-- start of Recorded information --

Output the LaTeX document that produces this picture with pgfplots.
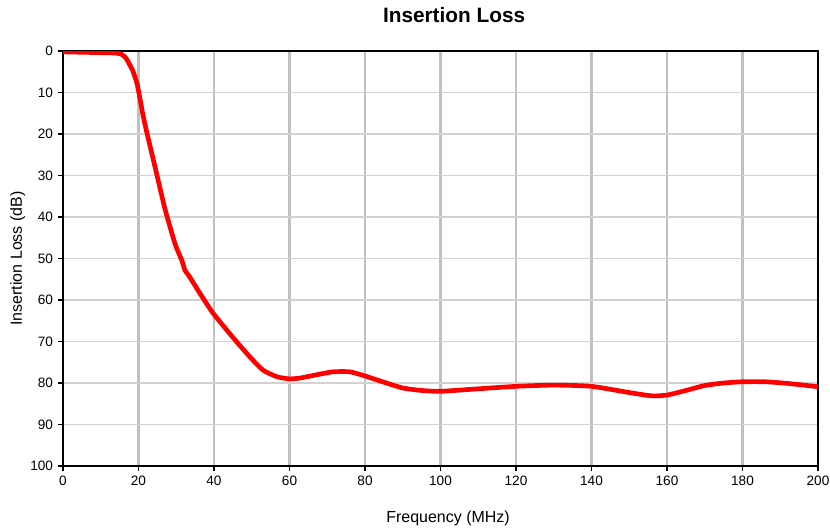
\documentclass[border=0pt]{standalone}
\usepackage{pgfplots}
\pgfplotsset{compat=1.18}
\usepackage{fontspec}
\setmainfont{Liberation Sans}
\definecolor{vgrid}{RGB}{192,192,192}
\definecolor{hgrid}{RGB}{210,210,210}
\definecolor{curvered}{RGB}{255,0,0}

\begin{document}
\begin{tikzpicture}
\begin{axis}[
    scale only axis,
    width=566.25pt,
    height=311.25pt,
    xmin=0, xmax=200,
    ymin=0, ymax=100,
    y dir=reverse,
    xtick={0,20,...,200},
    ytick={0,10,...,100},
    tick align=outside,
    tick pos=left,
    major tick length=4pt,
    every tick/.style={black, line width=1.2pt},
    axis line style={line width=1.6pt},
    xmajorgrids, ymajorgrids,
    x grid style={vgrid, line width=2pt},
    y grid style={hgrid, line width=1.1pt},
    /pgf/number format/assume math mode=true,
    tick label style={font=\fontsize{10.2pt}{12pt}\selectfont},
    xlabel={Frequency (MHz)},
    ylabel={Insertion Loss (dB)},
    label style={font=\fontsize{12pt}{14pt}\selectfont},
    xlabel style={at={(axis description cs:0.51,0)}, anchor=center, yshift=-39pt},
    ylabel style={at={(axis description cs:0,0.5)}, anchor=center, yshift=34pt},
    title={Insertion Loss},
    title style={font=\fontsize{15.6pt}{18pt}\selectfont\bfseries,
        at={(axis description cs:0.518,1)}, anchor=center, yshift=21pt},
]
\addplot[curvered, line width=3.5pt, line join=round, line cap=round, smooth, tension=0.35] coordinates {
(0,0.2) (5,0.3) (10,0.4) (14,0.5) (15.5,0.8) (16.5,1.5) (17.2,2.5)
(18.5,4.8) (19.6,7.8) (20.4,11.5) (21.2,15.5) (22.3,20) (24.4,28)
(27,38) (29.7,46.5) (31.5,50.5) (32.3,52.8) (33.6,54.5) (36,58)
(39.7,63.1) (45,69) (49.5,73.7) (53,76.9) (56.7,78.5) (60,79)
(62.8,78.8) (67.3,78) (71.5,77.3) (76,77.3) (80,78.3) (85,79.8)
(90,81.2) (95,81.8) (100,82) (110,81.4) (120,80.8) (130,80.5)
(140,80.8) (150,82.3) (156,83.1) (160,82.9) (165,81.8) (170,80.6)
(175,80) (180,79.7) (186,79.7) (192,80.1) (200,80.9)
};
\end{axis}
\pgfresetboundingbox
\path (-47.25pt,-47.25pt) rectangle (575.25pt,349.5pt);
\end{tikzpicture}
\end{document}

-- end of Recorded information --

◆ **Request**: Make an exact copy of the data, leaving its pictures out.

◆ **Reply**:
Output the LaTeX document that produces this picture with pgfplots.
\documentclass[border=0pt]{standalone}
\usepackage{pgfplots}
\pgfplotsset{compat=1.18}
\usepackage{fontspec}
\setmainfont{Liberation Sans}
\definecolor{vgrid}{RGB}{192,192,192}
\definecolor{hgrid}{RGB}{210,210,210}
\definecolor{curvered}{RGB}{255,0,0}

\begin{document}
\begin{tikzpicture}
\begin{axis}[
    scale only axis,
    width=566.25pt,
    height=311.25pt,
    xmin=0, xmax=200,
    ymin=0, ymax=100,
    y dir=reverse,
    xtick={0,20,...,200},
    ytick={0,10,...,100},
    tick align=outside,
    tick pos=left,
    major tick length=4pt,
    every tick/.style={black, line width=1.2pt},
    axis line style={line width=1.6pt},
    xmajorgrids, ymajorgrids,
    x grid style={vgrid, line width=2pt},
    y grid style={hgrid, line width=1.1pt},
    /pgf/number format/assume math mode=true,
    tick label style={font=\fontsize{10.2pt}{12pt}\selectfont},
    xlabel={Frequency (MHz)},
    ylabel={Insertion Loss (dB)},
    label style={font=\fontsize{12pt}{14pt}\selectfont},
    xlabel style={at={(axis description cs:0.51,0)}, anchor=center, yshift=-39pt},
    ylabel style={at={(axis description cs:0,0.5)}, anchor=center, yshift=34pt},
    title={Insertion Loss},
    title style={font=\fontsize{15.6pt}{18pt}\selectfont\bfseries,
        at={(axis description cs:0.518,1)}, anchor=center, yshift=21pt},
]
\addplot[curvered, line width=3.5pt, line join=round, line cap=round, smooth, tension=0.35] coordinates {
(0,0.2) (5,0.3) (10,0.4) (14,0.5) (15.5,0.8) (16.5,1.5) (17.2,2.5)
(18.5,4.8) (19.6,7.8) (20.4,11.5) (21.2,15.5) (22.3,20) (24.4,28)
(27,38) (29.7,46.5) (31.5,50.5) (32.3,52.8) (33.6,54.5) (36,58)
(39.7,63.1) (45,69) (49.5,73.7) (53,76.9) (56.7,78.5) (60,79)
(62.8,78.8) (67.3,78) (71.5,77.3) (76,77.3) (80,78.3) (85,79.8)
(90,81.2) (95,81.8) (100,82) (110,81.4) (120,80.8) (130,80.5)
(140,80.8) (150,82.3) (156,83.1) (160,82.9) (165,81.8) (170,80.6)
(175,80) (180,79.7) (186,79.7) (192,80.1) (200,80.9)
};
\end{axis}
\pgfresetboundingbox
\path (-47.25pt,-47.25pt) rectangle (575.25pt,349.5pt);
\end{tikzpicture}
\end{document}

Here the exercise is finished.